EcoFlight recently participated in a tribal gathering with members of Navajo, Ute Mountain Ute, Hopi, Zuni, Pueblo and Hualapai tribes and flew them over a landscape that is special to all of them in San Juan County, Utah called Bears Ears.
Native Americans are calling for the protection of the Bears Ears in Southeastern Utah as a national conservation area or national monument. The plan would allow for a diversity of uses and designations of the land, while directing resources towards priority management issues, such as cultural and natural resource protection. After identifying important cultural and biological areas, maps were combined to create the boundaries of the proposed 1.9 million acre Bears Ears National Conservation Area which includes wilderness designations and co-managed areas. Many tribal leaders are proposing that this conservation region be set aside to protect traditional activities like collecting medicines, herbs, and cultural items, conducting ceremonies, as well as hunting and gathering firewood, and to protect sacred places, including Cedar Mesa, White Canyon, Dark Canyon, Nokai Dome, Abajo Peak, Ruin Park, the San Juan River, and Comb Ridge.
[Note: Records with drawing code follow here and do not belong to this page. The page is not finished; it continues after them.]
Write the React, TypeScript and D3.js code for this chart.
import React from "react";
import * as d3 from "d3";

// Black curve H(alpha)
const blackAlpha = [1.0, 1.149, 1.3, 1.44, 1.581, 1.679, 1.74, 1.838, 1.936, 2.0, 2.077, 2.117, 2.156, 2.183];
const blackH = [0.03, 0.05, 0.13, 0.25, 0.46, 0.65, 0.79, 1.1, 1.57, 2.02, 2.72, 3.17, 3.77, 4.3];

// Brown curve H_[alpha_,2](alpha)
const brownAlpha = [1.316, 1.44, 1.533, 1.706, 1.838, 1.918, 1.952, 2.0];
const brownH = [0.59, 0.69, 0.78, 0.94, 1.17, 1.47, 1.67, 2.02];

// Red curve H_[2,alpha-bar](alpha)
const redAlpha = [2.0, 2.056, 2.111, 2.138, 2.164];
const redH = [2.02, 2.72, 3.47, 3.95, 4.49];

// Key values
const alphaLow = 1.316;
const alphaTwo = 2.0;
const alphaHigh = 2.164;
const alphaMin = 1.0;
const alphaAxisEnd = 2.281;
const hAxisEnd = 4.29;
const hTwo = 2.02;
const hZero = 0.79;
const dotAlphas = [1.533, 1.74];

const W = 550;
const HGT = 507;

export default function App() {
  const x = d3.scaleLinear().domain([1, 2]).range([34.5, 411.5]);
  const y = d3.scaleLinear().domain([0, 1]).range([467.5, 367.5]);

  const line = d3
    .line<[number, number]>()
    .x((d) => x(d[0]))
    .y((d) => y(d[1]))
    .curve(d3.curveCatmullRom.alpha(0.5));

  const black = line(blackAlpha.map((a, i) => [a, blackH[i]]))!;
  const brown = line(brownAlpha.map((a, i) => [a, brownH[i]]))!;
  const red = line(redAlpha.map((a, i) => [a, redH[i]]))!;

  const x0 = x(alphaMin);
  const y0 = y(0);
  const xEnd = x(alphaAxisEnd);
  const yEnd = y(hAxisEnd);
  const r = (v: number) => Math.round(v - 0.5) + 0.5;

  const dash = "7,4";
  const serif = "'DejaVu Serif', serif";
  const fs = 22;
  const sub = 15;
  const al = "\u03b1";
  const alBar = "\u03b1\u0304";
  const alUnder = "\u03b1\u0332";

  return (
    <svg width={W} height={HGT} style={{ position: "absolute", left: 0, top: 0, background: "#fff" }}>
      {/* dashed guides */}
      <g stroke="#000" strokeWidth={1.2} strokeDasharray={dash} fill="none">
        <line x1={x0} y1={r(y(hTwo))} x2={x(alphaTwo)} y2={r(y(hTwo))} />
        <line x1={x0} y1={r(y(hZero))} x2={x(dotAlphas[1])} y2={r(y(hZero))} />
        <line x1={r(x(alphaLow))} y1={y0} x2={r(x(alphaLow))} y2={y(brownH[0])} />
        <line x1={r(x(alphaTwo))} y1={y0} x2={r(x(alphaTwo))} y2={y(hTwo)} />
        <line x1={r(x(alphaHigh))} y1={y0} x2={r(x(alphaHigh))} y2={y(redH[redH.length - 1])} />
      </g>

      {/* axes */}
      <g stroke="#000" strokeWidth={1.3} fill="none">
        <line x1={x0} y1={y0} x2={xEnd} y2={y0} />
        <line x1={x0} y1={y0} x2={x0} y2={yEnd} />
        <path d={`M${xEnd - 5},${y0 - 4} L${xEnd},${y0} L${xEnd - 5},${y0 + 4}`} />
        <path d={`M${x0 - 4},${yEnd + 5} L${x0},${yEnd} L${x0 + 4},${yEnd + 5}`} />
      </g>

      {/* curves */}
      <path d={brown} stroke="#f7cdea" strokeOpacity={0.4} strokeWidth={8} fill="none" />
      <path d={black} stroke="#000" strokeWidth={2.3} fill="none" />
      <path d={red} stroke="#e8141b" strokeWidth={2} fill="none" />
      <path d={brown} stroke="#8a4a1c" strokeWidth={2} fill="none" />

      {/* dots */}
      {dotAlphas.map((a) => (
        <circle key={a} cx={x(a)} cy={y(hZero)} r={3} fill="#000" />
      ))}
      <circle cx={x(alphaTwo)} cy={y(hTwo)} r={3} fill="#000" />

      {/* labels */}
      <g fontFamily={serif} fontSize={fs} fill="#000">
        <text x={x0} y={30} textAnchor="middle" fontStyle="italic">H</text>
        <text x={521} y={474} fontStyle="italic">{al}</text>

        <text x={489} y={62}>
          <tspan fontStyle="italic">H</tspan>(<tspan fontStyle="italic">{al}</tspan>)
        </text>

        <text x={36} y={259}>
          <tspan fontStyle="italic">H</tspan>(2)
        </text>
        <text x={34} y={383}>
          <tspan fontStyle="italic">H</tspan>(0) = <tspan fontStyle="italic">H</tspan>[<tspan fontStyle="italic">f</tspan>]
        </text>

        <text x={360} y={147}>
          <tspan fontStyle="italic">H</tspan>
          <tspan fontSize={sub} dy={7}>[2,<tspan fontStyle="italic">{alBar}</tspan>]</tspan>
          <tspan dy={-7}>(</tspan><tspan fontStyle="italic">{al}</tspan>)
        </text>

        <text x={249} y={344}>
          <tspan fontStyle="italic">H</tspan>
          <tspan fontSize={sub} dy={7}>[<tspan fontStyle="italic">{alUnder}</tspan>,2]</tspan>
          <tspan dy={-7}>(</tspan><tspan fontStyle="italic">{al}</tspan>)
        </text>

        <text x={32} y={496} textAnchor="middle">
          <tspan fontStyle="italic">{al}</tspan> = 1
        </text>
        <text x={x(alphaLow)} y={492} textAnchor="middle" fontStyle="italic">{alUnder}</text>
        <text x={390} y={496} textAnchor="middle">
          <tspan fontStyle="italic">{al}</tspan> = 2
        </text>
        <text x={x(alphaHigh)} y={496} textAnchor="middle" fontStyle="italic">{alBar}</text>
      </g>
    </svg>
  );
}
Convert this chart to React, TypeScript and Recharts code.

The region also contains some of our country's richest archaeological sites and continues to serve as a pilgrimage site for many tribal members.
As part of Congressman Bishop's Eastern Utah Land-Use initiative, several tribes already have adopted resolutions and have offered official letters of support for the Bears Ears proposal including the Hopi Nation, All Pueblo Council of Governors, Hualapai Nation, Ysleta del Sur Pueblo, as well as the Navajo Nation Council, including six resolutions of support from the Navajo Chapters in Utah.
Our flight started out over the flank of Abajos where a thousand years ago this general area was farmed, and people had built roads from here to Chaco Canyon. This area is threatened by looting and grave robbing, which is still occurring in the area. We flew over the Bears Ears on Elk Ridge which is culturally significant to Native American tribes in the area. We saw Grand Gulch, which is the largest canyon system of Cedar Mesa and the canyon that contains the most archaeological sites. Areas like Grand Gulch, Comb Wash and Valley of the Gods draw visitors from around the world every year. Designation as a national conservation area or national monument would protect the historical and cultural values of the area as well as its contribution to local tourism economies.